Rev. Akosua Lesesne Women’s History Month Spotlight Feature

What/who inspired you to become a teacher?

My daughter, Whitney Ann, inspired me to become a teacher. I was a very young mother, which meant I was attending PTA meetings and actively parenting a school-aged child by my early twenties. Through these experiences, I witnessed firsthand how the dearth of Black teachers and lack of a curriculum that is relevant, affirming, and responsive to Black culture had on Black school children. This also impacted me as a Black parent. These dynamics made my responsibilities as a parent to develop a human being who was proud of who she was and felt loved and seen unnecessarily and exponentially more difficult. Initially, I thought I could help the situation by volunteering and consulting in the schools and youth organizations in which my daughter was enrolled. After years of this approach, I saw more and more that these dynamics impacted the system much more deeply than I had initially understood. I concluded that if my efforts were going to have a lasting impact and if I was going to really help make schools better places for Black children, I would have to become a member of a school community. As a single working mother and college student, I took 10 years to complete my bachelor’s degree. So at this time, I focused the remainder of my coursework and independent study opportunities on Black education, entered a M.A.T. program immediately after undergrad, and began my career as a high school social studies teacher by the time my daughter was in the 10th grade. 

Share one moment when you felt you had the most impact as a teacher.

Recently, I was visiting my hometown and had the opportunity to have dinner with four of my former students. They’re all in their early thirties now. I wasn’t their classroom teacher, but they were the founding members of a Black male peer mentoring club for which I was the faculty sponsor.
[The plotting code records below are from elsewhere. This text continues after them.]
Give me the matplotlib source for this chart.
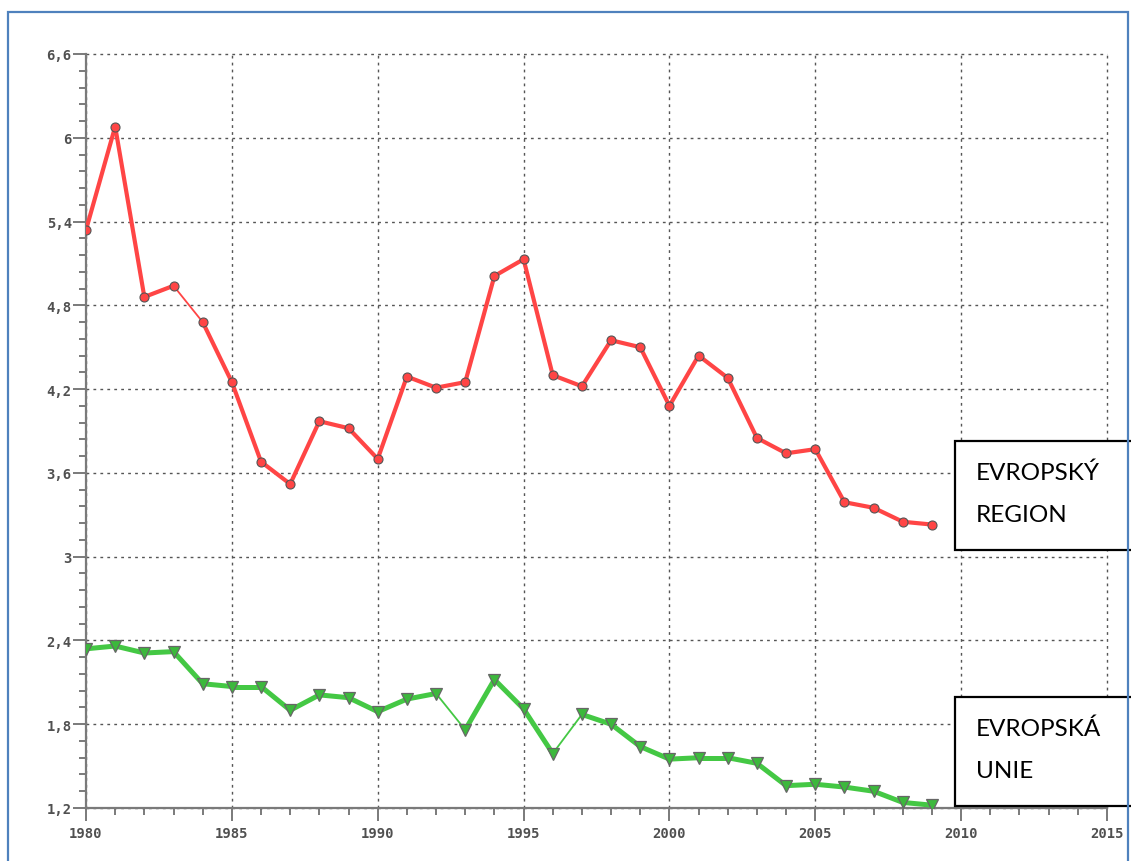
import numpy as np
import matplotlib.pyplot as plt
from matplotlib.patches import Rectangle
from matplotlib.ticker import FuncFormatter, MultipleLocator

# years and values
years = list(range(1980, 2010))
region = [5.34, 6.08, 4.86, 4.94, 4.68, 4.25, 3.68, 3.52, 3.97, 3.92,
          3.70, 4.29, 4.21, 4.25, 5.01, 5.13, 4.30, 4.22, 4.55, 4.50,
          4.08, 4.44, 4.28, 3.85, 3.74, 3.77, 3.39, 3.35, 3.25, 3.23]
union = [2.34, 2.36, 2.31, 2.32, 2.09, 2.07, 2.07, 1.90, 2.01, 1.99,
         1.89, 1.98, 2.02, 1.76, 2.12, 1.91, 1.59, 1.87, 1.80, 1.64,
         1.55, 1.56, 1.56, 1.52, 1.36, 1.37, 1.35, 1.32, 1.24, 1.22]
label_region = ["EVROPSKÝ", "REGION"]
label_union = ["EVROPSKÁ", "UNIE"]

# segments that the original draws with a thin stroke (start year)
thin_region = [1983]
thin_union = [1992, 1996]

W, H = 1131, 862
fig = plt.figure(figsize=(W / 100, H / 100), dpi=100)
ax = fig.add_axes([86 / W, 1 - 809 / H, (1107 - 86) / W, (809 - 55) / H])

ax.set_xlim(1980, 2015)
ax.set_ylim(1.2, 6.6)
ax.xaxis.set_major_locator(MultipleLocator(5))
ax.xaxis.set_minor_locator(MultipleLocator(1))
ax.yaxis.set_major_locator(MultipleLocator(0.6))
ax.yaxis.set_minor_locator(MultipleLocator(0.12))
ax.yaxis.set_major_formatter(FuncFormatter(lambda v, p: f"{v:g}".replace(".", ",")))

ax.grid(True, which="major", linestyle=(0, (2, 3)), color="#555555", linewidth=1)
for gl in ax.get_xgridlines() + ax.get_ygridlines():
    gl.set_clip_on(False)
for s in ["top", "right"]:
    ax.spines[s].set_visible(False)
for s in ["left", "bottom"]:
    ax.spines[s].set_color("#7a7a7a")
    ax.spines[s].set_linewidth(1.6)
ax.tick_params(axis="x", which="major", pad=4)
ax.tick_params(axis="y", which="major", pad=1)
ax.tick_params(which="major", length=9.3, width=1.3, color="#707070",
               labelsize=10, labelcolor="#505050")
ax.tick_params(which="minor", length=5, width=1.3, color="#707070")
for t in ax.get_xticklabels() + ax.get_yticklabels():
    t.set_family("DejaVu Sans Mono")
    t.set_fontweight("bold")


def draw_series(y, thin, color, lw):
    for i in range(len(years) - 1):
        w = 1.3 if years[i] in thin else lw
        ax.plot(years[i:i + 2], y[i:i + 2], color=color, linewidth=w,
                solid_capstyle="round", zorder=3)


draw_series(region, thin_region, "#ff4545", 3.0)
ax.plot(years, region, linestyle="none", marker="o", markersize=6.5,
        markerfacecolor="#ff4545", markeredgecolor="#555555", markeredgewidth=0.8, zorder=4)

draw_series(union, thin_union, "#44c844", 3.6)
ax.plot(years, union, linestyle="none", marker="v", markersize=8.5,
        markerfacecolor="#3cb83c", markeredgecolor="#666666", markeredgewidth=0.9, zorder=4)

# label boxes on the right
for top, lines in [(442, label_region), (698, label_union)]:
    fig.patches.append(Rectangle((955 / W, 1 - (top + 109) / H), 200 / W, 109 / H,
                                 transform=fig.transFigure, facecolor="white",
                                 edgecolor="black", linewidth=1.6, zorder=10))
    for k, line in enumerate(lines):
        fig.text(976 / W, 1 - (top + 38.5 + 41.5 * k) / H, line, fontsize=17.5,
                 family="Lato", va="baseline", ha="left", zorder=11)

# blue frame around the whole picture
fig.patches.append(Rectangle((8 / W, -0.05), (1128 - 8) / W, 1.05 - 13 / H,
                             transform=fig.transFigure, fill=False,
                             edgecolor="#4f81bd", linewidth=1.6, zorder=12))

fig.savefig("out.png", dpi=100)
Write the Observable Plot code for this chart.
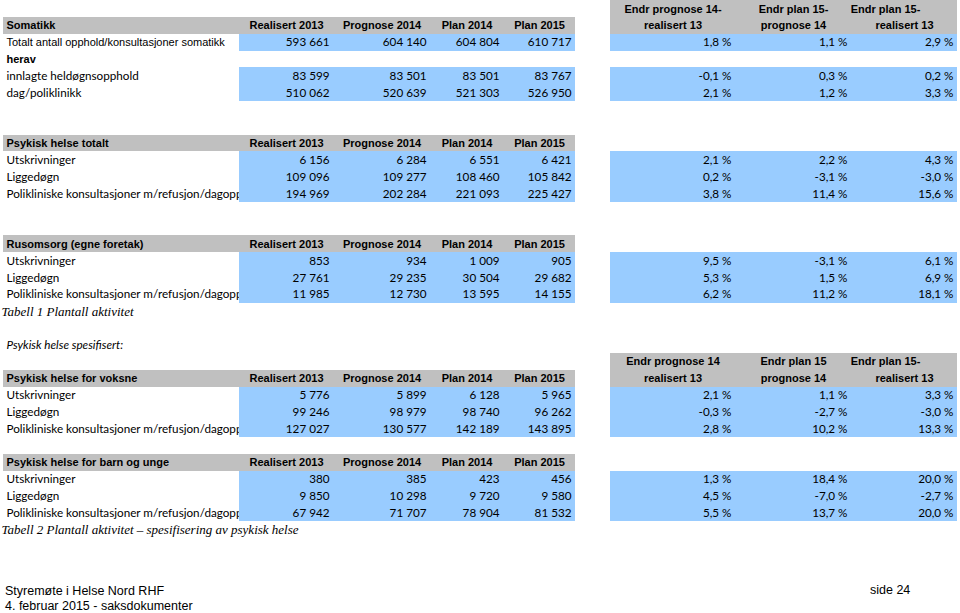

In this club, as high school juniors, these young men were the student mentors for Black boys who were freshmen and facing academic challenges with their transition into high school. Their commitment to and effectiveness in the role as peer mentors required a level of compassion, collectiveness, and sociopolitical consciousness about the root and nature of the inequities impacting the academic achievement of Black boys. At dinner, I was moved to see that each of these young men had taken these qualities and more into their adult lives. One young man is a teacher himself now and I was thrilled to experience him hold his own in a conversation about systemic oppression and the educational system, its impact on him as a Black male teacher as well as his students, and how he combats it. Another young man is a lawyer fighting for equity by providing counsel to Black nonprofit organizations and other businesses. I was blown away by his commitment to Black liberation and social action. Three of the four young men are Haitian American, and I learned a great deal from their analysis of the current and historic conditions in Haiti. I was deeply impressed but not surprised by the global and historic nature of their understanding. I cannot take credit for all of this. As high school juniors, they came to the club with these qualities, and, indeed, they had many positive formative experiences at school, at home, and in their communities. Nonetheless, as a teacher, I do think I created opportunities for them to explore these ideas more deeply and develop them further. 

What advice would you share with a future Black teacher?

I would advise a future Black teacher to stand on what they know in their souls to be best for themselves and their Black children. This "knowing" will be tested from the first day of your teacher preparation experiences to the day you retire, but stand on it. Stand on it and continuously seek out opportunities to help you (re)member. We come from a deep, wide, and rich legacy of Black teaching excellence. Teaching is a sacred trust, and we have millions of ancestors and elders in the tradition of Black education for social justice and liberation on whose knowledge and experience we can and should look in service of the love, genius, and liberation of Black teachers and children.